Chess AI Through Language Models: Strategic Reasoning Without Search

AI Lab Lead, Drees & Sommer

Research Overview

This work explores transformer-based strategic reasoning through chess as a testbed, demonstrating that language models can develop sophisticated game-playing capabilities without traditional search algorithms. In collaboration with LAION, we've developed a progression of models that challenge fundamental assumptions about how AI systems learn strategic thinking.

Core hypothesis: Complex strategic reasoning can emerge from next-token prediction when models are trained on appropriately structured strategic data.

The ROOK Project Evolution

RookWorld-RLVR (2025) - RL Fine-Tuning with Verification Current

Active development integrating GRPO (Reinforcement Learning with Verifiable Rewards) for enhanced reasoning capabilities.

RookWorld-LM (2024) - Unified Agent+Environment

124M params: Unified chess policy and world model in a single transformer architecture.
Post: ROOK: REASONING OVER ORGANIZED KNOWLEDGE

Collaboration: Jenia Jitsev (LAION/JSC), Qi Sun (Tokyo Tech/Sakana AI)

Multi-task Performance:

  • 🏆 32.1% Checkmate-in-One accuracy - outperforms ChessGPT-Base (26.5%) with 24x fewer parameters (124M vs 3B, Feng et al. NeurIPS'23)
  • 99.9% environment simulation accuracy
  • 26.2% overall action accuracy

Significance: Enables closed-loop self-play without external engines

ROOK-LM (2024) - Chain-of-Thought Reasoning

124M params: Implementation of reasoning traces for chess, incorporating position analysis → candidate evaluation → move selection.

  • Dataset: rook_40m (6B tokens, generated on Tsubame 4.0)
  • Architecture: GPT-2 with custom chess tokenization
  • Performance: 22.2% action accuracy with comprehensive reasoning traces
  • Technical Details: LAION Research Note

ROOK-CLF (2024) - Decoder-based Behavioral Cloning

9M params: Reproduction of Google DeepMind's "Grandmaster-Level Chess Without Search" methodology using LLaMA-based decoder.

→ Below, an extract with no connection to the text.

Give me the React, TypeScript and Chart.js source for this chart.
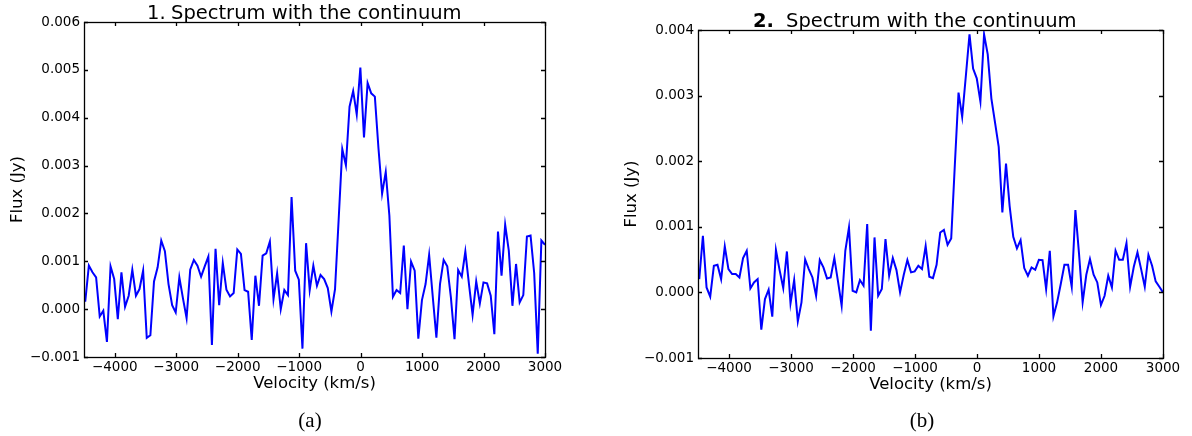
import React, { useEffect, useRef } from "react";
import { Chart, registerables } from "chart.js";

Chart.register(...registerables);

// Velocity channels (km/s), shared by both spectra
const velocity = [
  -4480, -4421, -4362, -4303, -4244, -4186, -4127, -4068, -4009, -3950,
  -3891, -3832, -3773, -3714, -3655, -3597, -3538, -3479, -3420, -3361,
  -3302, -3243, -3184, -3125, -3066, -3008, -2949, -2890, -2831, -2772,
  -2713, -2654, -2595, -2536, -2477, -2419, -2360, -2301, -2242, -2183,
  -2124, -2065, -2006, -1947, -1888, -1830, -1771, -1712, -1653, -1594,
  -1535, -1476, -1417, -1358, -1299, -1241, -1182, -1123, -1064, -1005,
  -946, -887, -828, -769, -710, -652, -593, -534, -475, -416,
  -357, -298, -239, -180, -121, -63, -4, 55, 114, 173,
  232, 291, 350, 409, 468, 526, 585, 644, 703, 762,
  821, 880, 939, 998, 1057, 1115, 1174, 1233, 1292, 1351,
  1410, 1469, 1528, 1587, 1646, 1704, 1763, 1822, 1881, 1940,
  1999, 2058, 2117, 2176, 2235, 2293, 2352, 2411, 2470, 2529,
  2588, 2647, 2706, 2765, 2824, 2882, 2941, 3000,
];

// Panel (a) flux (Jy)
const fluxA = [
  0.000154, 0.000909, 0.000769, 0.000664, -0.000154, -0.000035, -0.000685, 0.000895, 0.000629, -0.00021,
  0.000769, 0.000049, 0.00028, 0.000825, 0.00028, 0.00042, 0.000804, -0.000601, -0.000545, 0.00058,
  0.000874, 0.001434, 0.00121, 0.000524, 0.000084, -0.00007, 0.000664, 0.000224, -0.000189, 0.000825,
  0.001028, 0.000909, 0.000678, 0.000895, 0.001098, -0.000748, 0.001259, 0.000084, 0.000965, 0.000406,
  0.000266, 0.000336, 0.001245, 0.001154, 0.000399, 0.000364, -0.000643, 0.000699, 0.00007, 0.001119,
  0.001168, 0.001413, 0.00021, 0.000748, 0.0, 0.000399, 0.000294, 0.002343, 0.000804, 0.000615,
  -0.000825, 0.001378, 0.000399, 0.000909, 0.00049, 0.000713, 0.000629, 0.000441, -0.000049, 0.00042,
  0.001874, 0.003343, 0.003007, 0.004231, 0.004559, 0.00407, 0.005049, 0.003587, 0.004727, 0.00451,
  0.004441, 0.003357, 0.002413, 0.002867, 0.001958, 0.000259, 0.000399, 0.000336, 0.001329, 0.0,
  0.000993, 0.000804, -0.000615, 0.000189, 0.000524, 0.001133, 0.000259, -0.000594, 0.000524, 0.001028,
  0.000895, 0.000245, -0.000629, 0.000818, 0.000678, 0.001203, 0.000524, -0.000119, 0.00058, 0.000119,
  0.000559, 0.000538, 0.00028, -0.000524, 0.001622, 0.000699, 0.001762, 0.001224, 0.00007, 0.000944,
  0.00014, 0.000294, 0.001517, 0.001538, 0.000755, -0.00093, 0.001434, 0.001343,
];

// Panel (b) flux (Jy)
const fluxB = [
  0.000203, 0.000863, 0.000076, -0.000066, 0.000406, 0.000421, 0.000203, 0.000701, 0.000355, 0.000279,
  0.000279, 0.000228, 0.000523, 0.000635, 0.000061, 0.000152, 0.000203, -0.000569, -0.000102, 0.000041,
  -0.000371, 0.000645, 0.00034, 0.000066, 0.000624, -0.000168, 0.000188, -0.000442, -0.000152, 0.000503,
  0.000355, 0.000228, -0.000051, 0.000492, 0.000381, 0.000213, 0.000228, 0.000523, 0.000168, -0.000203,
  0.000635, 0.00099, 0.000025, 0.0, 0.000188, 0.000102, 0.001041, -0.000584, 0.000838, -0.000051,
  0.000051, 0.000812, 0.000254, 0.000523, 0.00034, 0.0, 0.000264, 0.000492, 0.000305, 0.00032,
  0.000406, 0.000355, 0.000706, 0.000239, 0.000218, 0.000421, 0.000914, 0.000954, 0.000726, 0.000822,
  0.001954, 0.003046, 0.002675, 0.003299, 0.003934, 0.003411, 0.003264, 0.002909, 0.003934, 0.003629,
  0.002954, 0.002589, 0.002218, 0.001218, 0.001964, 0.00132, 0.000848, 0.00067, 0.000797, 0.000371,
  0.000254, 0.000381, 0.000345, 0.000497, 0.000492, 0.000051, 0.000635, -0.000365, -0.000152, 0.000127,
  0.000421, 0.000421, 0.000086, 0.001254, 0.000584, -0.000152, 0.000269, 0.000508, 0.000269, 0.000152,
  -0.000193, -0.000051, 0.000254, 0.000076, 0.000635, 0.000497, 0.000497, 0.000751, 0.000086, 0.000391,
  0.000609, 0.000355, 0.000086, 0.000574, 0.000406, 0.000168, 0.000086, 0.0,
];

const xTickValues = [-4000, -3000, -2000, -1000, 0, 1000, 2000, 3000];
const yTickValuesA = [-0.001, 0, 0.001, 0.002, 0.003, 0.004, 0.005, 0.006];
const yTickValuesB = [-0.001, 0, 0.001, 0.002, 0.003, 0.004];

const FONT = "'DejaVu Sans', sans-serif";
const SERIF = "'Liberation Serif', 'DejaVu Serif', serif";

function fmtNum(v: number, dec: number) {
  const s = Math.abs(v).toFixed(dec);
  return (v < -1e-12 ? "\u2212" : "") + s;
}

const framePlugin = {
  id: "frame",
  afterDraw(chart: any, _args: any, opts: any) {
    const { ctx, chartArea: a, scales } = chart;
    ctx.save();
    ctx.strokeStyle = "#000";
    ctx.lineWidth = 1.3;
    const L = 4;
    ctx.beginPath();
    scales.x.ticks.forEach((t: any) => {
      const px = Math.round(scales.x.getPixelForValue(t.value)) + 0.5;
      ctx.moveTo(px, a.top);
      ctx.lineTo(px, a.top + L);
      ctx.moveTo(px, a.bottom);
      ctx.lineTo(px, a.bottom - L);
    });
    scales.y.ticks.forEach((t: any) => {
      const py = Math.round(scales.y.getPixelForValue(t.value)) + 0.5;
      ctx.moveTo(a.left, py);
      ctx.lineTo(a.left + L, py);
      ctx.moveTo(a.right, py);
      ctx.lineTo(a.right - L, py);
    });
    ctx.stroke();
    ctx.strokeRect(a.left + 0.5, a.top + 0.5, a.right - a.left, a.bottom - a.top);

    // title
    ctx.fillStyle = "#000";
    ctx.textBaseline = "alphabetic";
    ctx.textAlign = "left";
    ctx.font = `${opts.numBold ? "bold " : ""}19.5px ${FONT}`;
    ctx.fillText(opts.num, opts.numX, opts.baseline);
    ctx.font = `19.5px ${FONT}`;
    ctx.fillText("Spectrum with the continuum", opts.textX, opts.baseline);

    // caption
    ctx.font = `21px ${SERIF}`;
    ctx.textAlign = "center";
    ctx.fillText(opts.caption, opts.captionX, 427);
    ctx.restore();
  },
};

function makeConfig(flux: number[], yTicks: number[], yMax: number, padding: any, yTitlePad: number, frame: any) {
  return {
    type: "line" as const,
    data: {
      datasets: [
        {
          data: velocity.map((v, i) => ({ x: v, y: flux[i] })),
          borderColor: "#0000ff",
          borderWidth: 2,
          pointRadius: 0,
          tension: 0,
          fill: false,
        },
      ],
    },
    options: {
      responsive: false,
      animation: false as const,
      devicePixelRatio: 1,
      layout: { padding },
      plugins: {
        legend: { display: false },
        tooltip: { enabled: false },
        frame,
      },
      scales: {
        x: {
          type: "linear" as const,
          min: -4500,
          max: 3000,
          grid: { display: false, drawTicks: false },
          border: { display: false },
          afterBuildTicks: (s: any) => {
            s.ticks = xTickValues.map((v) => ({ value: v }));
          },
          afterFit: (s: any) => {
            s.height = 50;
          },
          ticks: {
            padding: 2,
            color: "#000",
            autoSkip: false,
            maxRotation: 0,
            font: { family: FONT, size: 13.5 },
            callback: (v: any) => fmtNum(Number(v), 0),
          },
          title: {
            display: true,
            text: "Velocity (km/s)",
            color: "#000",
            font: { family: FONT, size: 16.5 },
            padding: { top: 0, bottom: 13 },
          },
        },
        y: {
          type: "linear" as const,
          min: -0.001,
          max: yMax,
          grid: { display: false, drawTicks: false },
          border: { display: false },
          afterBuildTicks: (s: any) => {
            s.ticks = yTicks.map((v) => ({ value: v }));
          },
          afterFit: (s: any) => {
            s.width = 84;
          },
          ticks: {
            padding: 4,
            color: "#000",
            autoSkip: false,
            font: { family: FONT, size: 13.5 },
            callback: (v: any) => fmtNum(Number(v), 3),
          },
          title: {
            display: true,
            text: "Flux (Jy)",
            color: "#000",
            font: { family: FONT, size: 16.5 },
            padding: { top: yTitlePad, bottom: 0 },
          },
        },
      },
    },
    plugins: [framePlugin],
  };
}

export default function App() {
  const refA = useRef<HTMLCanvasElement>(null);
  const refB = useRef<HTMLCanvasElement>(null);

  useEffect(() => {
    const a = new Chart(
      refA.current as HTMLCanvasElement,
      makeConfig(
        fluxA,
        yTickValuesA,
        0.006,
        { left: 0, right: 51, top: 22, bottom: 29 },
        8,
        { num: "1.", numBold: false, numX: 147, textX: 171, baseline: 19, caption: "(a)", captionX: 310 }
      ) as any
    );
    const b = new Chart(
      refB.current as HTMLCanvasElement,
      makeConfig(
        fluxB,
        yTickValuesB,
        0.004,
        { left: 18, right: 29, top: 30, bottom: 28 },
        8,
        { num: "2.", numBold: true, numX: 157, textX: 190, baseline: 27, caption: "(b)", captionX: 326 }
      ) as any
    );
    return () => {
      a.destroy();
      b.destroy();
    };
  }, []);

  return (
    <div style={{ position: "absolute", left: 0, top: 0, width: 1192, height: 436, background: "#fff" }}>
      <canvas ref={refA} width={596} height={436} style={{ position: "absolute", left: 0, top: 0, width: 596, height: 436 }} />
      <canvas ref={refB} width={596} height={436} style={{ position: "absolute", left: 596, top: 0, width: 596, height: 436 }} />
    </div>
  );
}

  • Performance: 49% action accuracy, 57% on Checkmate-in-One
  • Achievement: Demonstrated searchless chess AI feasibility with minimal parameters
  • Model: Available on HuggingFace

LAION Strategic Game Dataset (2023) - Dataset Engineering

Contributed to the LAION Strategic Game Dataset project, responding to their call for participation to enhance AI models' strategic planning capabilities through game-based synthetic datasets. Developed chess-to-text transformation tools for dataset generation as part of this community effort exploring strategic reasoning in language models.

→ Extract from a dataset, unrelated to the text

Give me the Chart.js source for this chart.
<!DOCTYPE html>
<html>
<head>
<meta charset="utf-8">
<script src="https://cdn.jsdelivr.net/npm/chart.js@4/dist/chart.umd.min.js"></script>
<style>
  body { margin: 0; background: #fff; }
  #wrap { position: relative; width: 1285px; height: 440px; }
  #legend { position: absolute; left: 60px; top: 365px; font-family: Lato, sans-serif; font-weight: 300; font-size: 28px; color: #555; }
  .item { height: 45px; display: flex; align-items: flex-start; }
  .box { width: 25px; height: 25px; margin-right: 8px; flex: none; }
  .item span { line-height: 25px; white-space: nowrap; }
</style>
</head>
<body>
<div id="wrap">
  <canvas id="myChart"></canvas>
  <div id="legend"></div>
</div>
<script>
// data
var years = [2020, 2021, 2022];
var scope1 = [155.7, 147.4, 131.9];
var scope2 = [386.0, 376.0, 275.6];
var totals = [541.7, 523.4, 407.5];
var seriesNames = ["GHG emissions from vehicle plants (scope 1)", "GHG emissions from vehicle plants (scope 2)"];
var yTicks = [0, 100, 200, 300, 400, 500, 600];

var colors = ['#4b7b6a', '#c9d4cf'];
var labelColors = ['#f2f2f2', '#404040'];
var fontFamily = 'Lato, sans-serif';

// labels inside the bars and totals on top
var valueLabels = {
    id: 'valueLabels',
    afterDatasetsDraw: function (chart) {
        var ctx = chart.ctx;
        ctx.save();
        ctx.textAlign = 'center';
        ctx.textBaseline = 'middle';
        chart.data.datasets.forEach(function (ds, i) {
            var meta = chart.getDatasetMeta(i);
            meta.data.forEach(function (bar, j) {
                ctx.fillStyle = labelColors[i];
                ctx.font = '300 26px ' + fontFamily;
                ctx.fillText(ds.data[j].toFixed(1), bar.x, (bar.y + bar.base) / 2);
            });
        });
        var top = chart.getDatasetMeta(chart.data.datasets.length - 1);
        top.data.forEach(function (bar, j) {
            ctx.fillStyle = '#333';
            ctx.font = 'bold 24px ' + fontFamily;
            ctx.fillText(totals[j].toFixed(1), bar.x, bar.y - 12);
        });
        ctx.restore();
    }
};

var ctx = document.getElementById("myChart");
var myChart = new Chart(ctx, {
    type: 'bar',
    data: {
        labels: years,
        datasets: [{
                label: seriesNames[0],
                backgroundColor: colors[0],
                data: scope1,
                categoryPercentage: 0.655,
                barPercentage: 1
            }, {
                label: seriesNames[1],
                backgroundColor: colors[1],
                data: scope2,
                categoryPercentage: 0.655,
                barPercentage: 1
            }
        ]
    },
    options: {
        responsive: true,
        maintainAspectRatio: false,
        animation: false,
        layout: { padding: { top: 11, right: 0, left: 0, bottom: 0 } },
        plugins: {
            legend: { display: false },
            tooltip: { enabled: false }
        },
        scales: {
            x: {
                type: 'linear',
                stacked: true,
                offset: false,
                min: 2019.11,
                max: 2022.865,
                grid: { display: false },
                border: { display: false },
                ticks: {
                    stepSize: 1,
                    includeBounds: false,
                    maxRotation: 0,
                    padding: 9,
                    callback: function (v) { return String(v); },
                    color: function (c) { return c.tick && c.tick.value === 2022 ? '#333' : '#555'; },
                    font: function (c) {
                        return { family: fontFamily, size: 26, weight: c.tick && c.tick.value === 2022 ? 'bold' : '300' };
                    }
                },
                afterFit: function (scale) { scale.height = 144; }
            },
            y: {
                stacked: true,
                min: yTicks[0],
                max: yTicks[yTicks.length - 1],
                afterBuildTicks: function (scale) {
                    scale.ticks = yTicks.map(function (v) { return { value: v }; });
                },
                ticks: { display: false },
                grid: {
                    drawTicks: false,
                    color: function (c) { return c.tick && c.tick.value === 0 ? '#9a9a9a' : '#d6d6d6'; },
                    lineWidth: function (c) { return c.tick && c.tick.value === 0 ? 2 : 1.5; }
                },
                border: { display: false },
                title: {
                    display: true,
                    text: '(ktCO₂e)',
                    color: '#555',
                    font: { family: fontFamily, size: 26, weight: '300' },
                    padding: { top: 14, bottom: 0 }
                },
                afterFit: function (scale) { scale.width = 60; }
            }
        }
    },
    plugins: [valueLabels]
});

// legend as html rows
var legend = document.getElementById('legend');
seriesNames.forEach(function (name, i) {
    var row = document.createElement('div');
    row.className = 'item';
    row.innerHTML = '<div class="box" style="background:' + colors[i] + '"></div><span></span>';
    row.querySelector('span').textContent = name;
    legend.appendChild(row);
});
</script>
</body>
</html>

  • Contribution: Chess dataset generation and transformation pipeline
  • Code: chess-to-text repository
  • Project Scale: 3.2 billion chess games, 608 billion moves via Stockfish self-play
  • Impact: Foundation work that evolved into the ROOK project research

YoloChess (2022) - Encoder-based Behavioral Cloning

87M params (Custom DeBERTaV2-base, Vocab Size 500): Initial exploration using BERT-based position evaluation with custom FEN encoders. Established baseline performance and identified key challenges in chess representation for transformer architectures.

Technical Contributions

Novel Architectures

  • Unified world modeling: Simultaneous policy and environment simulation in transformers
  • Strategic tokenization: Custom representations for structured game states
  • Multi-task scaling: Consistent performance improvements with unified training objectives

Dataset Engineering

  • Large-scale annotation: 40M+ positions annotated with Stockfish 16.1 on supercomputing infrastructure
  • Multi-format datasets: Support for classification, autoregressive, and multi-task learning
  • Reproducible pipelines: Full data generation code and methodology documentation

Open Science Impact

All models, datasets, and code publicly available. Contributing to democratization of strategic AI research.

Research Context

Background spans neuro-informatics (University of LĂĽbeck), games industry applications, business economics & management (Witten/Herdecke University, IPADE Mexico DF), and AI/ML consulting. Active contributor to HuggingFace ecosystem (transformers, datasets, evaluate) and open source frameworks including keras-rl and custom implementations like keras-wide-n-deep. Current work at Drees & Sommer, building the AI Lab & exploring applications in construction and real estate optimization.

Research Implications

The RookWorld results suggest that:

  1. Search-free strategic AI is viable with appropriate training data
  2. Unified architectures can efficiently handle multiple strategic reasoning tasks
  3. Chain-of-thought training improves both performance and interpretability
  4. Language model paradigms apply effectively to structured strategic domains

These findings have implications beyond chess for any domain requiring sequential decision-making under complex constraints.